At the same time, users have certain expectations about how their
data will be used, which the application must meet.
For example, depending on the application, users
may expect that their data will be kept private from other users, that their data will be exportable
to other applications, that accesses to their data will be logged in an auditable way,
and so on. In the limit, each user's expectations represent an implicit
\emph{policy} constraining how their data can be stored. Honoring
these policies is difficult for developers who rely on third-party storage
providers because the storage provider is often unaware of them.
This thesis addresses these challenges with a new wide-area storage paradigm, called ``software-defined
storage'' (SDS), that runs in-between applications and cloud services.

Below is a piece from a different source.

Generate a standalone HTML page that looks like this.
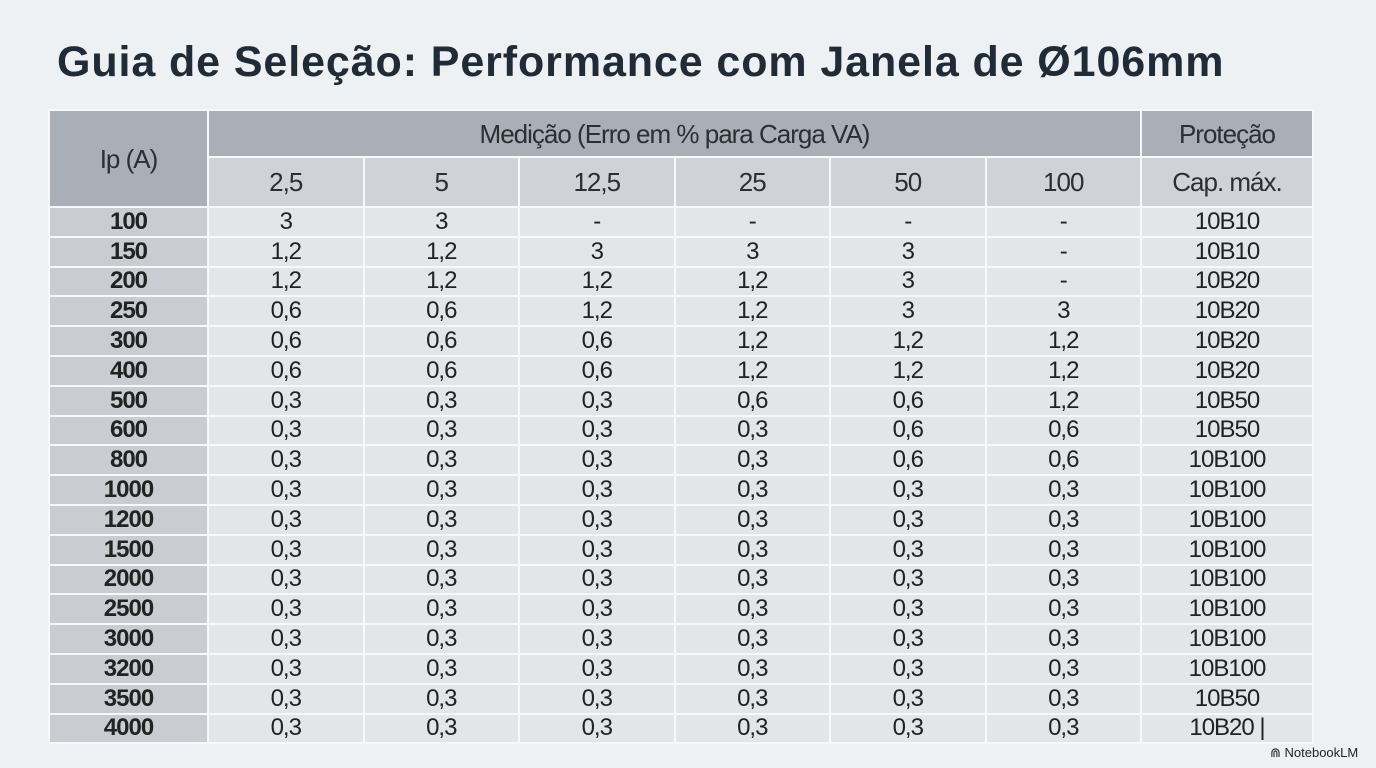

SDS-enabled applications do not host data, but instead let users
bring their preferred cloud services to the application. By taking a
user-centric approach to hosting data, users are empowered to programmatically
specify their policies independent of their applications and select
services that will honor them. To support this approach and to
tolerate service provider changes, SDS empowers developers to programmatically
specify their application's storage semantics independent of storage providers.
This thesis presents the design principles for SDS, and validates their
real-world applicability with two SDS implementations and several non-trivial
applications built on top of them. Most of these applications are used in
production today. This thesis
presents microbenchmarks of the SDS implementations and uses
real-world experiences to show how to make the most of SDS.